Task instructions =
Reproduce all of the data below without alteration; exclude every picture.

Recorded data =
** Start **

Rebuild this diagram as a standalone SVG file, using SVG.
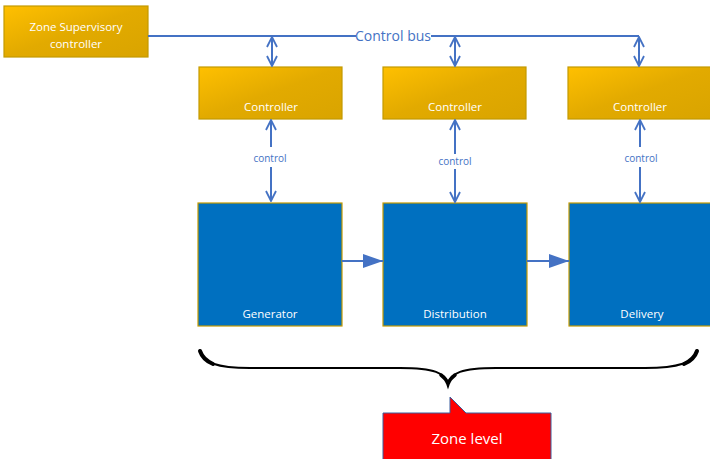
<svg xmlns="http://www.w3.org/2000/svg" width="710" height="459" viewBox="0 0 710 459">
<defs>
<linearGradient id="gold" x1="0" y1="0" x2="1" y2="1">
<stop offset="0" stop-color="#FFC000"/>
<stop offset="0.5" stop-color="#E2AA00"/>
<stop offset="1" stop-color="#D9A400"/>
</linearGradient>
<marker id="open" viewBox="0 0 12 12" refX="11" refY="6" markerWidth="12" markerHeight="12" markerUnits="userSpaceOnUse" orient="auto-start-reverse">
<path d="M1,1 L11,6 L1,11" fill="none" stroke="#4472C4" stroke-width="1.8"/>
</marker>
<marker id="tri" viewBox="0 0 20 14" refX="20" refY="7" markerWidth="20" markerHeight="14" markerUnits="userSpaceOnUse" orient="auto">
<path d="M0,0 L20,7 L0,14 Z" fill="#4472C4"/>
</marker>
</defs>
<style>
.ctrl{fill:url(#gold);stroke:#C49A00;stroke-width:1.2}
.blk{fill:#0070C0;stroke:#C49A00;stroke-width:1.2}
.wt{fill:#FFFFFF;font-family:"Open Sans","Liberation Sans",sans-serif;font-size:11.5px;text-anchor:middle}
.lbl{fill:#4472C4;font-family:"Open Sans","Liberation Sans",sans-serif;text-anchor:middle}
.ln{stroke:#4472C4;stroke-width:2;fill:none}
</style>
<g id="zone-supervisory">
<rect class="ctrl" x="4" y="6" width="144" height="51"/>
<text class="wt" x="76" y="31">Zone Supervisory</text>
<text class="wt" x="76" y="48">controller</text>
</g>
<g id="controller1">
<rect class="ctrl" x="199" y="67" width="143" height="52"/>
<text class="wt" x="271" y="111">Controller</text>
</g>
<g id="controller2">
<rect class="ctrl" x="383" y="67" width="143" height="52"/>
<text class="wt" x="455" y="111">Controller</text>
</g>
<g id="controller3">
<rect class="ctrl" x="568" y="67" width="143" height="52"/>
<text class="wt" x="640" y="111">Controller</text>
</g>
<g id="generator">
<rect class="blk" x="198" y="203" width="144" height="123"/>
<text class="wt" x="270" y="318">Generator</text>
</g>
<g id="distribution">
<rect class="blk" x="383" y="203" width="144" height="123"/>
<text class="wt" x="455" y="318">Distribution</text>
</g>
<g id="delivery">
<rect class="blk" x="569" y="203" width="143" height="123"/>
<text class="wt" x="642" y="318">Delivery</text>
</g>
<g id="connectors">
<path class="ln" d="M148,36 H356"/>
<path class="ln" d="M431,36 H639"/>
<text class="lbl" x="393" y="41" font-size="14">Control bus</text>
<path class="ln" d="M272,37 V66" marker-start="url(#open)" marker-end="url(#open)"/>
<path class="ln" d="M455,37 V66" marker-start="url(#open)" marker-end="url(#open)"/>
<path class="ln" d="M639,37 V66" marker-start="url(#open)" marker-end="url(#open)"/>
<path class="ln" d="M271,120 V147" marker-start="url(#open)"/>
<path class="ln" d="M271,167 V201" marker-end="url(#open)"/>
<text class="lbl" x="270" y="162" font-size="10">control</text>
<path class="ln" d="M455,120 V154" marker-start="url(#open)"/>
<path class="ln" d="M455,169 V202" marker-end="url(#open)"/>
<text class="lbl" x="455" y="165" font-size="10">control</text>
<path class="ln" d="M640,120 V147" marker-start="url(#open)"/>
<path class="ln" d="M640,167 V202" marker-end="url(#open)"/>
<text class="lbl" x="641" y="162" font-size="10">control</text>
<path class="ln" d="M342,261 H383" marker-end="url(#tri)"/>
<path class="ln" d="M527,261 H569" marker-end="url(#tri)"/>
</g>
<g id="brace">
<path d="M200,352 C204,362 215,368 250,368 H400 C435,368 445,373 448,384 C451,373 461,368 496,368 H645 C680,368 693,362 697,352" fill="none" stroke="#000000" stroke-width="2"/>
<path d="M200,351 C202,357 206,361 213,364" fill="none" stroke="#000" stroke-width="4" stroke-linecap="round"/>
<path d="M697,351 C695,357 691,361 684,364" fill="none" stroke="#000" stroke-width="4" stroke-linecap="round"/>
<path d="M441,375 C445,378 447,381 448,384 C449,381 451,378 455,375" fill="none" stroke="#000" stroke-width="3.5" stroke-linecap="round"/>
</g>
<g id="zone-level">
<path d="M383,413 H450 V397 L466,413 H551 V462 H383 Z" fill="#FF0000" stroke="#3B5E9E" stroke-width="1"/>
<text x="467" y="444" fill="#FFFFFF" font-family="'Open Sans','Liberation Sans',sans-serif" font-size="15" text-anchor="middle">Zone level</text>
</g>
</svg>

** End **

Task output =
Rebuild this diagram as a standalone SVG file, using SVG.
<svg xmlns="http://www.w3.org/2000/svg" width="710" height="459" viewBox="0 0 710 459">
<defs>
<linearGradient id="gold" x1="0" y1="0" x2="1" y2="1">
<stop offset="0" stop-color="#FFC000"/>
<stop offset="0.5" stop-color="#E2AA00"/>
<stop offset="1" stop-color="#D9A400"/>
</linearGradient>
<marker id="open" viewBox="0 0 12 12" refX="11" refY="6" markerWidth="12" markerHeight="12" markerUnits="userSpaceOnUse" orient="auto-start-reverse">
<path d="M1,1 L11,6 L1,11" fill="none" stroke="#4472C4" stroke-width="1.8"/>
</marker>
<marker id="tri" viewBox="0 0 20 14" refX="20" refY="7" markerWidth="20" markerHeight="14" markerUnits="userSpaceOnUse" orient="auto">
<path d="M0,0 L20,7 L0,14 Z" fill="#4472C4"/>
</marker>
</defs>
<style>
.ctrl{fill:url(#gold);stroke:#C49A00;stroke-width:1.2}
.blk{fill:#0070C0;stroke:#C49A00;stroke-width:1.2}
.wt{fill:#FFFFFF;font-family:"Open Sans","Liberation Sans",sans-serif;font-size:11.5px;text-anchor:middle}
.lbl{fill:#4472C4;font-family:"Open Sans","Liberation Sans",sans-serif;text-anchor:middle}
.ln{stroke:#4472C4;stroke-width:2;fill:none}
</style>
<g id="zone-supervisory">
<rect class="ctrl" x="4" y="6" width="144" height="51"/>
<text class="wt" x="76" y="31">Zone Supervisory</text>
<text class="wt" x="76" y="48">controller</text>
</g>
<g id="controller1">
<rect class="ctrl" x="199" y="67" width="143" height="52"/>
<text class="wt" x="271" y="111">Controller</text>
</g>
<g id="controller2">
<rect class="ctrl" x="383" y="67" width="143" height="52"/>
<text class="wt" x="455" y="111">Controller</text>
</g>
<g id="controller3">
<rect class="ctrl" x="568" y="67" width="143" height="52"/>
<text class="wt" x="640" y="111">Controller</text>
</g>
<g id="generator">
<rect class="blk" x="198" y="203" width="144" height="123"/>
<text class="wt" x="270" y="318">Generator</text>
</g>
<g id="distribution">
<rect class="blk" x="383" y="203" width="144" height="123"/>
<text class="wt" x="455" y="318">Distribution</text>
</g>
<g id="delivery">
<rect class="blk" x="569" y="203" width="143" height="123"/>
<text class="wt" x="642" y="318">Delivery</text>
</g>
<g id="connectors">
<path class="ln" d="M148,36 H356"/>
<path class="ln" d="M431,36 H639"/>
<text class="lbl" x="393" y="41" font-size="14">Control bus</text>
<path class="ln" d="M272,37 V66" marker-start="url(#open)" marker-end="url(#open)"/>
<path class="ln" d="M455,37 V66" marker-start="url(#open)" marker-end="url(#open)"/>
<path class="ln" d="M639,37 V66" marker-start="url(#open)" marker-end="url(#open)"/>
<path class="ln" d="M271,120 V147" marker-start="url(#open)"/>
<path class="ln" d="M271,167 V201" marker-end="url(#open)"/>
<text class="lbl" x="270" y="162" font-size="10">control</text>
<path class="ln" d="M455,120 V154" marker-start="url(#open)"/>
<path class="ln" d="M455,169 V202" marker-end="url(#open)"/>
<text class="lbl" x="455" y="165" font-size="10">control</text>
<path class="ln" d="M640,120 V147" marker-start="url(#open)"/>
<path class="ln" d="M640,167 V202" marker-end="url(#open)"/>
<text class="lbl" x="641" y="162" font-size="10">control</text>
<path class="ln" d="M342,261 H383" marker-end="url(#tri)"/>
<path class="ln" d="M527,261 H569" marker-end="url(#tri)"/>
</g>
<g id="brace">
<path d="M200,352 C204,362 215,368 250,368 H400 C435,368 445,373 448,384 C451,373 461,368 496,368 H645 C680,368 693,362 697,352" fill="none" stroke="#000000" stroke-width="2"/>
<path d="M200,351 C202,357 206,361 213,364" fill="none" stroke="#000" stroke-width="4" stroke-linecap="round"/>
<path d="M697,351 C695,357 691,361 684,364" fill="none" stroke="#000" stroke-width="4" stroke-linecap="round"/>
<path d="M441,375 C445,378 447,381 448,384 C449,381 451,378 455,375" fill="none" stroke="#000" stroke-width="3.5" stroke-linecap="round"/>
</g>
<g id="zone-level">
<path d="M383,413 H450 V397 L466,413 H551 V462 H383 Z" fill="#FF0000" stroke="#3B5E9E" stroke-width="1"/>
<text x="467" y="444" fill="#FFFFFF" font-family="'Open Sans','Liberation Sans',sans-serif" font-size="15" text-anchor="middle">Zone level</text>
</g>
</svg>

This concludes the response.